I'm interested to see how the website GoodReads does -- whether it takes off or not. A lot of people have enthused to me about it recently, but that doesn't mean they're going to put in the time to write reviews and document their reading lists. My secret suspicion, which I'm hoping is proved incorrect, is that people who have historically felt isolated from others and took solace in books are not exactly going to succeed in creating a networking movement that is based on those books.

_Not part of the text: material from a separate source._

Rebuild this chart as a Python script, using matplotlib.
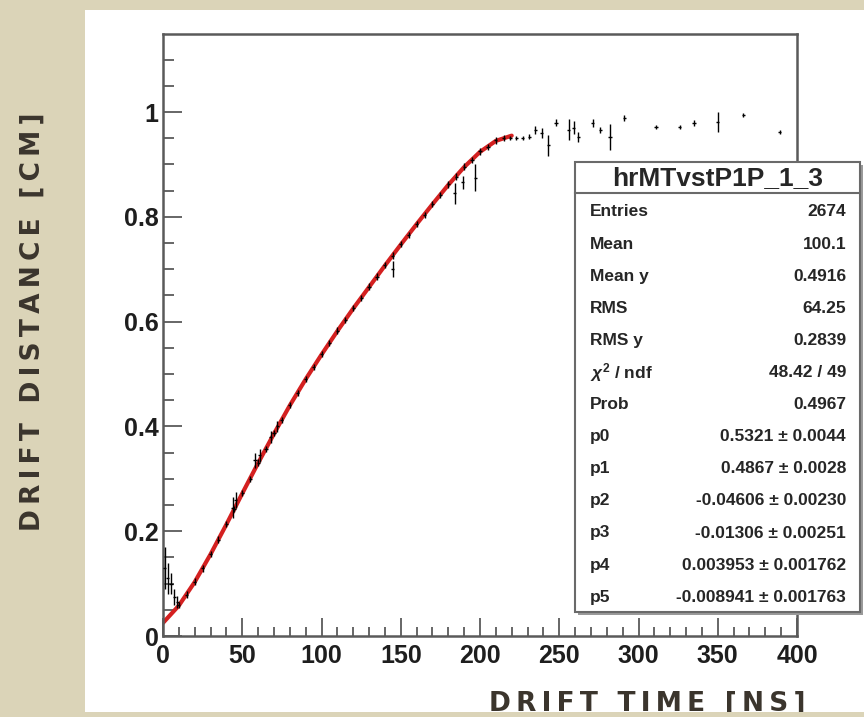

I'm very happy to be wrong about that, however.

Tuesday, June 26, 2007

The Hurricane touches down on land

Introduction -- Welcome to Hurricane Laura

After keeping an extensive journal for almost seven years, I finally decided to hell with it, time to consolidate my writing and my journal in public space. So here it is, the Hurricane Laura blog. At some point, this will all be updated into a website, with links to my writing, my CV, some pictures my cousin is taking of me, as well as anything else I feel like adding, but for now, this will be a placeholder where I can post things I'm doing or just thinking about.

A note on the name "Hurricane Laura" -- this is a joking nickname my mother and my brother have called me since my adolescence. It refers to my ripping-up-your-trailer-park style temper, as in: "Uh-oh, here comes Hurricane Laura. Everybody take cover in the basement!" I used to get irritated by this nickname, but now I embrace it. Whatever, ya'll, I'm a tempest in a teacup. Goes with the territory when you're a) a Southerner and b) a redheaded Southerner.

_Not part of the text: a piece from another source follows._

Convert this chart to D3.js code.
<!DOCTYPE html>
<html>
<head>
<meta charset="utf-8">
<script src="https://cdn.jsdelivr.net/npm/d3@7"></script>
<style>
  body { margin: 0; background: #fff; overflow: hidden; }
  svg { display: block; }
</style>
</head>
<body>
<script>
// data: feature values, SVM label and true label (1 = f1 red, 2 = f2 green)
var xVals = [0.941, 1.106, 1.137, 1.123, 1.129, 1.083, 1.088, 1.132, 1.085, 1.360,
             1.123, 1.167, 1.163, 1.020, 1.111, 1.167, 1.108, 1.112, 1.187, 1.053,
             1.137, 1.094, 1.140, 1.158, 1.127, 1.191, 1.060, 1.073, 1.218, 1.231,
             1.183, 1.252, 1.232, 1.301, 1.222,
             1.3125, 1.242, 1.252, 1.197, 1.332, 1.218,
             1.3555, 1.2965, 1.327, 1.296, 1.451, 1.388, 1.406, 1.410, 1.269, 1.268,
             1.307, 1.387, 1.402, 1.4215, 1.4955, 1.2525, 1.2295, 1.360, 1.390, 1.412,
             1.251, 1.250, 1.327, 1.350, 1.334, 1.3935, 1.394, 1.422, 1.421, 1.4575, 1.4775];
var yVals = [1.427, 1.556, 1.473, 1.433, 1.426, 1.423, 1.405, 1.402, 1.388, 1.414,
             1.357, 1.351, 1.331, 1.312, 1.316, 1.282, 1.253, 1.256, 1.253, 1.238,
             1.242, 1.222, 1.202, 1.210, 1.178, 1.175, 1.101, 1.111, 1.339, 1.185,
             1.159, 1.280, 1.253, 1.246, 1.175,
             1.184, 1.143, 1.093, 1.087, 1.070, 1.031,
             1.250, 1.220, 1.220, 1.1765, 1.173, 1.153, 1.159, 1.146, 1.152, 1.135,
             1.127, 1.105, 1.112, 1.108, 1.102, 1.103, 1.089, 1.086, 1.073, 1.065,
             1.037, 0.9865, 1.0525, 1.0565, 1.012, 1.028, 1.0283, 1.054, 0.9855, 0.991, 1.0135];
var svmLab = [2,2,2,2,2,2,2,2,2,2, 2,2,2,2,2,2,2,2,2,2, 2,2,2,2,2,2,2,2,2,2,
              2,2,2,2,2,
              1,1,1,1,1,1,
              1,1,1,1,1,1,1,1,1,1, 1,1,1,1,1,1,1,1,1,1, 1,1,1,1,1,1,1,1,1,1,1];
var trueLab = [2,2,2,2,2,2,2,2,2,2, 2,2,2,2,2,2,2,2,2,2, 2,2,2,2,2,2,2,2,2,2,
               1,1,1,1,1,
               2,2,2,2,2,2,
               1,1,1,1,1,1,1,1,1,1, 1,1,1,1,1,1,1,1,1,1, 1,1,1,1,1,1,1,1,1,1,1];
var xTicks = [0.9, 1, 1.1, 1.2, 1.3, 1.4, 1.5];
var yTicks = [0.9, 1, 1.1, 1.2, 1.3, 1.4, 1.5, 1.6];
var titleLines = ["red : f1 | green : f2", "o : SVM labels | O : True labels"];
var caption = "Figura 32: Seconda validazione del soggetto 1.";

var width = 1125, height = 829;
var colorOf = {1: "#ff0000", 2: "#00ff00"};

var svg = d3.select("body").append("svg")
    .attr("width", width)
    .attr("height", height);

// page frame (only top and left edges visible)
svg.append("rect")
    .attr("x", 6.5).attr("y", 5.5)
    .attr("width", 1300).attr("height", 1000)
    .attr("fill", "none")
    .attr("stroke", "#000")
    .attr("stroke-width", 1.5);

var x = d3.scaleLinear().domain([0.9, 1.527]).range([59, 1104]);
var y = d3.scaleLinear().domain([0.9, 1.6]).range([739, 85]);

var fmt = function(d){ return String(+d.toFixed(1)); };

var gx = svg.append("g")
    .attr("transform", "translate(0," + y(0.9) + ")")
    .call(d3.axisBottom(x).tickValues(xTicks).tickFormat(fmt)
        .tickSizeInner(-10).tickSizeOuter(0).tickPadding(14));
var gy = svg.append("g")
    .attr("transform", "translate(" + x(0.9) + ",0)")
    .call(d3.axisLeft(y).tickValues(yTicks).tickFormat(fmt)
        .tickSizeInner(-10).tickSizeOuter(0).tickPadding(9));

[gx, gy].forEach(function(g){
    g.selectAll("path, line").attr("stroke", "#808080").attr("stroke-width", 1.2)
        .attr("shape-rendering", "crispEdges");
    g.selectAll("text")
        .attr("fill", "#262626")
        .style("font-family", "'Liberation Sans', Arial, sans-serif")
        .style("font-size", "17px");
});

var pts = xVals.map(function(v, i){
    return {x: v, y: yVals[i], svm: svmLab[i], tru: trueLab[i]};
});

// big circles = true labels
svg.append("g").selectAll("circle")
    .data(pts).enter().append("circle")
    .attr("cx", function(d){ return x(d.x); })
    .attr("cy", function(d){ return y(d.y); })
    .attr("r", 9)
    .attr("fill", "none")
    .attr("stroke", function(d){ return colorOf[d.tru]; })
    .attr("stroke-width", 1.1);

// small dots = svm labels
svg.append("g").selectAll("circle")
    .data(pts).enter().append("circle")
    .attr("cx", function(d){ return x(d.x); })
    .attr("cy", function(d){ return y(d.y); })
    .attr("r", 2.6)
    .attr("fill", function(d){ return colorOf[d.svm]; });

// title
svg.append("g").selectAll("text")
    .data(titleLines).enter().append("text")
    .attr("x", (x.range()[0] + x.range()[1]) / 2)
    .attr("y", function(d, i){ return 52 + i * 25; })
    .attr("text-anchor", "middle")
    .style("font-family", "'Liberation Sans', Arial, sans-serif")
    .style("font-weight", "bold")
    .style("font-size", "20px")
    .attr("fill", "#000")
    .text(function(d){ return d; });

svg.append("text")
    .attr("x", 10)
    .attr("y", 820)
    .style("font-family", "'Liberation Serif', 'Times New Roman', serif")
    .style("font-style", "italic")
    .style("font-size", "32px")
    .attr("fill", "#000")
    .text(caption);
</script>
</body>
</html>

Recent Reviews Available Online

My first review is up for the Brooklyn Rail, available here. It's a review of Mackenzie Wark's book "Gamer Theory".

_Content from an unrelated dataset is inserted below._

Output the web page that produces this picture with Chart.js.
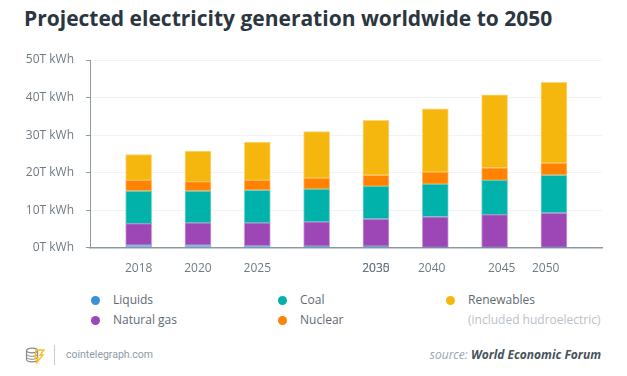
<!DOCTYPE html>
<html>
<head>
<meta charset="utf-8">
<script src="https://cdn.jsdelivr.net/npm/chart.js@4.4.0/dist/chart.umd.min.js"></script>
<style>
  body { margin: 0; background: #fff; font-family: "Open Sans", sans-serif; }
  #page { position: relative; width: 627px; height: 376px; overflow: hidden; }
  h1 { position: absolute; left: 24px; top: 4px; margin: 0; font-size: 21px; font-weight: 700; color: #2b3640; white-space: nowrap; }
  #chartBox { position: absolute; left: 0; top: 40px; width: 627px; height: 250px; }
  .lg { position: absolute; font-size: 12px; color: #5e6a73; line-height: 18px; white-space: nowrap; }
  .dot { position: absolute; width: 9px; height: 9px; border-radius: 50%; }
  .note { color: #b9c1c7; }
  #divider { position: absolute; left: 54px; top: 345px; width: 1px; height: 20px; background: #c8cccf; }
  #site { position: absolute; left: 66px; top: 347px; font-family: Roboto, sans-serif; font-size: 10.5px; color: #8e9aa3; line-height: 16px; }
  #source { position: absolute; right: 26px; top: 346px; font-size: 12px; font-style: italic; color: #9aa3aa; line-height: 18px; }
  #source b { color: #46525c; }
  #logo { position: absolute; left: 25px; top: 347px; }
</style>
</head>
<body>
<div id="page">
  <h1>Projected electricity generation worldwide to 2050</h1>
  <div id="chartBox"><canvas id="myChart" width="627" height="250"></canvas></div>
  <div id="legend"></div>
  <svg id="logo" width="20" height="17" viewBox="0 0 20 17">
    <ellipse cx="7" cy="3.5" rx="5.5" ry="2.3" fill="none" stroke="#8a8a8a" stroke-width="1.2"/>
    <path d="M1.5 3.5 v9 a5.5 2.3 0 0 0 11 0 v-9" fill="none" stroke="#8a8a8a" stroke-width="1.2"/>
    <path d="M1.5 7 a5.5 2.3 0 0 0 11 0 M1.5 10 a5.5 2.3 0 0 0 11 0" fill="none" stroke="#8a8a8a" stroke-width="1"/>
    <path d="M11 3 h8 l-4 5 h3 l-7 8.5 l2 -6 h-3 z" fill="none" stroke="#f5c01a" stroke-width="1.3"/>
  </svg>
  <div id="divider"></div>
  <div id="site">cointelegraph.com</div>
  <div id="source">source: <b>World Economic Forum</b></div>
</div>
<script>
// years of the bars (one bar per year)
var years = ['2018', '2020', '2025', '2030', '2035', '2040', '2045', '2050'];

// values in trillion kWh
var liquids    = [0.7, 0.7, 0.5, 0.4, 0.4, 0.1, 0.1, 0.1];
var naturalGas = [5.7, 5.9, 6.1, 6.5, 7.25, 8.15, 8.7, 9.15];
var coal       = [8.7, 8.5, 8.7, 8.7, 8.7, 8.7, 9.15, 10.05];
var nuclear    = [2.85, 2.5, 2.65, 2.95, 2.95, 3.2, 3.35, 3.25];
var renewables = [6.85, 8.15, 10.2, 12.35, 14.6, 16.85, 19.45, 21.5];

var yTicks = [0, 10, 20, 30, 40, 50];

// tick labels under the axis, as printed in the original (2030 and 2035 overlap)
var tickLabels = ['2018', '2020', '2025', '2030', '2035', '2040', '2045', '2050'];
// where each printed label sits, in bar slots (layout only)
var labelSlots = [0, 1, 2, 4, 4, 4.94, 6.12, 6.86];

var seriesNames  = ['Liquids', 'Natural gas', 'Coal', 'Nuclear', 'Renewables'];
var seriesColors = ['#3a90d8', '#9c47b5', '#00b2a9', '#ff8300', '#f5b70d'];
var seriesData   = [liquids, naturalGas, coal, nuclear, renewables];

function toPoints(arr) {
  return arr.map(function (v, i) { return { x: i, y: v }; });
}

var axisGrey = '#8d99a1';

window.onload = function () {
  var ctx = document.getElementById('myChart').getContext('2d');

  var datasets = seriesNames.map(function (name, k) {
    return {
      label: name,
      data: toPoints(seriesData[k]),
      backgroundColor: seriesColors[k],
      borderColor: seriesColors[k] + '88',
      borderWidth: 1,
      borderSkipped: false,
      barThickness: 26
    };
  });

  var myChart = new Chart(ctx, {
    type: 'bar',
    data: { datasets: datasets },
    options: {
      responsive: false,
      animation: false,
      layout: { padding: { left: 0, right: 25, top: 20, bottom: 0 } },
      plugins: { legend: { display: false }, tooltip: { enabled: false } },
      scales: {
        x: {
          type: 'linear',
          stacked: true,
          offset: false,
          min: -0.82,
          max: 7.81,
          grid: { display: false, drawTicks: false },
          border: { display: true, color: axisGrey, width: 1.5 },
          afterBuildTicks: function (scale) {
            scale.ticks = labelSlots.map(function (v) { return { value: v }; });
          },
          ticks: {
            autoSkip: false,
            maxRotation: 0,
            padding: 14,
            color: '#6f7b84',
            font: { family: 'Open Sans', size: 12 },
            callback: function (v, i) { return tickLabels[i]; }
          },
          afterFit: function (scale) { scale.height = 42.3; }
        },
        y: {
          stacked: true,
          min: 0,
          max: 50,
          afterBuildTicks: function (scale) {
            scale.ticks = yTicks.map(function (v) { return { value: v }; });
          },
          grid: { color: '#f1f2f3', tickColor: axisGrey, tickLength: 4 },
          border: { display: true, color: axisGrey, width: 1 },
          ticks: {
            padding: 12,
            color: '#6f7b84',
            font: { family: 'Open Sans', size: 12 },
            callback: function (v) { return v + 'T kWh'; }
          },
          afterFit: function (scale) { scale.width = 90; }
        }
      }
    }
  });

  // legend in three columns, built from the chart's datasets
  var colText = [113, 300, 468];
  var rowY = [291, 311];
  var legend = document.getElementById('legend');
  myChart.data.datasets.forEach(function (ds, i) {
    var col = Math.floor(i / 2), row = i % 2;
    var dot = document.createElement('div');
    dot.className = 'dot';
    dot.style.background = ds.backgroundColor;
    dot.style.left = (colText[col] - 22.5) + 'px';
    dot.style.top = (rowY[row] + 4.5) + 'px';
    legend.appendChild(dot);
    var t = document.createElement('div');
    t.className = 'lg';
    t.textContent = ds.label;
    t.style.left = colText[col] + 'px';
    t.style.top = rowY[row] + 'px';
    legend.appendChild(t);
  });
  var note = document.createElement('div');
  note.className = 'lg note';
  note.textContent = '(included hudroelectric)';
  note.style.left = colText[2] + 'px';
  note.style.top = rowY[1] + 'px';
  legend.appendChild(note);
};
</script>
</body>
</html>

I filed my second review, about post-apocalyptic fiction, this month and that will be out in the July/August issue. I'm excited about that one because I've been doing a lot of summer research about post-apocalyptic fiction. I have an annotated bibliography in the works -- at nine pages and counting -- and I am busily going through and refreshing myself on the major works or reading some things for the first time. Currently, I'm in the middle of Paul Auster's In the Country of Last Things (1987) and Tatyana Tolstaya's The Slynx (2002). I have to say, I wouldn't recommend reading a lot of post-apocalyptic fiction for months at a time -- you do start to get very world-weary and a little paranoid. I'm cleansing my literary palate with a variety of other things whenever I feel like I just can't take it anymore.

By the way, two other ways to find me: here I am on Goodreads and here I am on myspace. I don't really like 'the myspace' so much -- someone mentioned to me the other day that it is 'growing like a weed', and I thought, yup, that's why I don't like it -- it's a weed. But you can't exactly prune the Internet.

What I'm Thinking About Today

I just read this review by Chris Beha about the whole Oprah book club thing and the Cormac McCarthy interview. I "joined" the book club for the exact same reason -- just to see the interview -- and I agree with Beha: McCarthy shouldn't have to talk about the book if he doesn't want to. Get him going about something parallel, something he's interested in that (perhaps) informs the work. But he's far too intuitive and private to be capable of a good interview about his own books.

Well, that's it for post one -- pretty milquetoast for me, but I'm just getting warmed up.